Kizelnik likes to say that he is not sure exactly how many grandchildren he has - it was 33 at the last count - and he likes to chat amiably, often in Yiddish, with the customers at his Auction Mart discount store, which sells washing machines, toys, electronics and other goods in a nondescript shopping plaza in Monsey, 35 miles north of New York City.
In October, at a public meeting held at a local village council chamber, Kizelnik was not smiling. He was addressing a gathering of potential opponents of plans by Wal-Mart, the largest US retailer, to build a 215,000 sq ft “Supercenter” store on State Route 59, on the derelict lot where a drive-in cinema once stood. The site is next to the small store Kizelnik has operated for seven years.
“We should make petitions. We should make protests. That’s the way it is going to work,” he declared with inspired wrath before a 100-strong crowd. “We are the ones who elect the officials in this community. And we are the ones that break them.”
Wal-Mart, he warned, would be bad for the traffic on the area’s main road, where, just a few weeks before, a mother was killed as she walked back from visiting sick members of the community.
And it would be bad for crime: “This is a place where we leave our doors unlocked. If Wal-Mart comes in you are going to have to put bars on your windows. They will bring in very low-level people, and if these low-level people come in they are going to follow us to our homes, and ransack our homes.”
Kizelnik’s impassioned contribution was part of an unusually diverse line-up that chilly autumn evening: the village deputy mayor, two candidates for state and county office, a representative of the Pathmark supermarket that also sits adjacent to the proposed Wal-Mart site, and an environmental activist.

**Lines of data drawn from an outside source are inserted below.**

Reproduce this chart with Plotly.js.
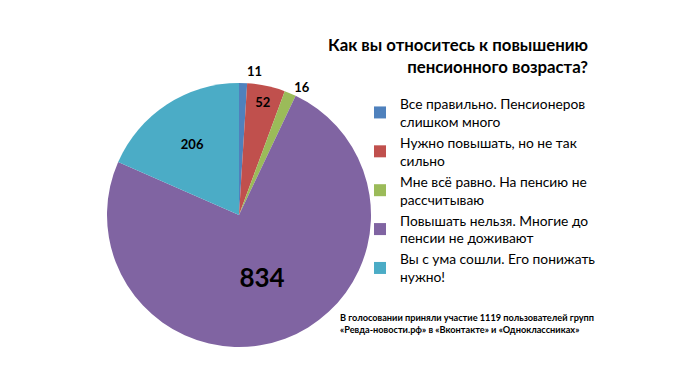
<!DOCTYPE html>
<html>
<head>
<meta charset="utf-8">
<script src="https://cdn.plot.ly/plotly-3.0.1.min.js"></script>
<style>
html,body{margin:0;padding:0;background:#fff;}
#chart{width:700px;height:379px;}
#chart path.textline{display:none !important;}
</style>
</head>
<body>
<div id="chart"></div>
<script>
const categories = [
  "Все правильно. Пенсионеров<br>слишком много",
  "Нужно повышать, но не так<br>сильно",
  "Мне всё равно. На пенсию не<br>рассчитываю",
  "Повышать нельзя. Многие до<br>пенсии не доживают",
  "Вы с ума сошли. Его понижать<br>нужно!"
];
const values = [11, 52, 16, 834, 206];
const colors = ["#4F81BD", "#C0504D", "#9BBB59", "#8064A2", "#4BACC6"];
const labelPositions = ["outside", "inside", "outside", "inside", "inside"];
const labelSizes = [13, 13, 13, 26, 13];

const FONT = "Lato, 'Open Sans', sans-serif";

const data = [{
  type: "pie",
  labels: categories,
  values: values,
  sort: false,
  direction: "clockwise",
  rotation: 0,
  marker: {colors: colors, line: {color: "#ffffff", width: 0}},
  textinfo: "value",
  textposition: labelPositions,
  insidetextorientation: "horizontal",
  textfont: {family: FONT, size: labelSizes, color: "#000000", weight: "bold"},
  outsidetextfont: {family: FONT, size: 13, color: "#000000", weight: "bold"},
  hoverinfo: "label+value",
  domain: {x: [107/700, 371/700], y: [1 - 348/379, 1 - 82/379]}
}];

const layout = {
  width: 700,
  height: 379,
  margin: {l: 0, r: 0, t: 0, b: 0},
  paper_bgcolor: "#ffffff",
  font: {family: FONT, color: "#000000"},
  title: {
    text: "<b>Как вы относитесь к повышению<br>пенсионного возраста?</b>",
    font: {family: FONT, size: 16.8, color: "#000000"},
    x: 588/700, xanchor: "right", xref: "paper",
    y: 1 - 51/379, yanchor: "top", yref: "container"
  },
  showlegend: true,
  legend: {
    x: 360/700, xanchor: "left",
    y: 1 - 88/379, yanchor: "top",
    font: {family: FONT, size: 13.8, color: "#000000"},
    bgcolor: "rgba(0,0,0,0)",
    traceorder: "normal"
  },
  annotations: [{
    text: "<b>В голосовании приняли участие 1119 пользователей групп<br>«Ревда-новости.рф» в «Вконтакте» и «Одноклассниках»</b>",
    xref: "paper", yref: "paper",
    x: 338/700, xanchor: "left",
    y: 1 - 310/379, yanchor: "top",
    align: "left",
    showarrow: false,
    font: {family: FONT, size: 9.2, color: "#000000"}
  }]
};

Plotly.newPlot("chart", data, layout, {displayModeBar: false, staticPlot: true});
</script>
</body>
</html>
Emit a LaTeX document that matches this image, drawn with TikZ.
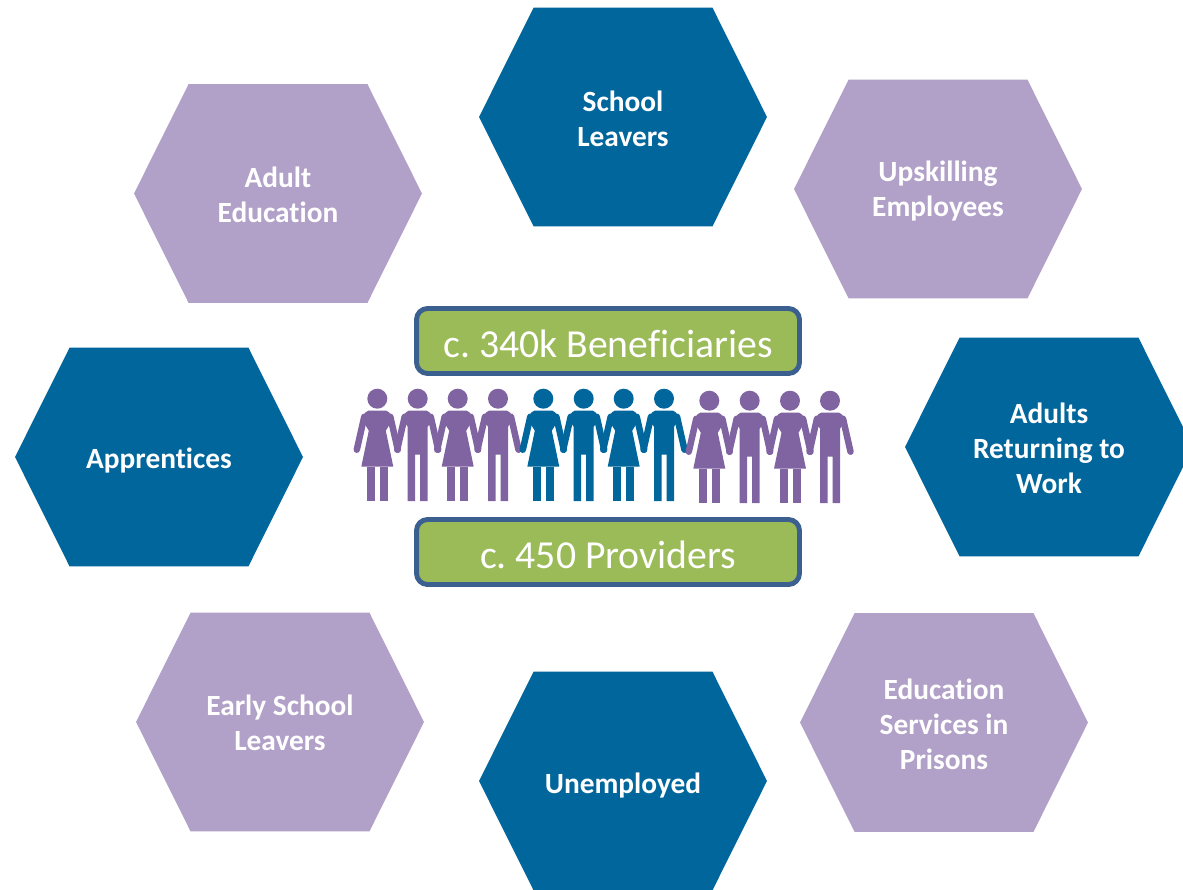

At the back, black-hatted men from Monsey’s Hasidic Jewish communities drifted in and out of the crowd, chatting discreetly to each other, sometimes with their wives, one or two with children tagging along. And at the very back stood the head of the local United Food and Commercial Workers union, accompanied by several thickset lieutenants in jackets and ties.
Such is the universe of the latest Wal-Mart “site fight” - one of many battles fought, mostly in vain - by people who want to stop the American retail behemoth from opening a store in their neighbourhood. These battles are part of a larger national war over the growth and influence of Wal-Mart. The struggle has become part of the American political landscape, even as the store itself has become part of everyday American life.
Every week more than half of the adult population of the US visits one of Wal-Mart’s stores, and with 1.8 million workers, the company is the largest private employer in the country. In November 2006 alone, it opened 21 stores, 19 of them giant Supercenters of the type it wants to open in Monsey. The total square footage added to its US store network in 2006 will be roughly equal to that of the entire global operations of Tesco, the UK-based supermarket chain.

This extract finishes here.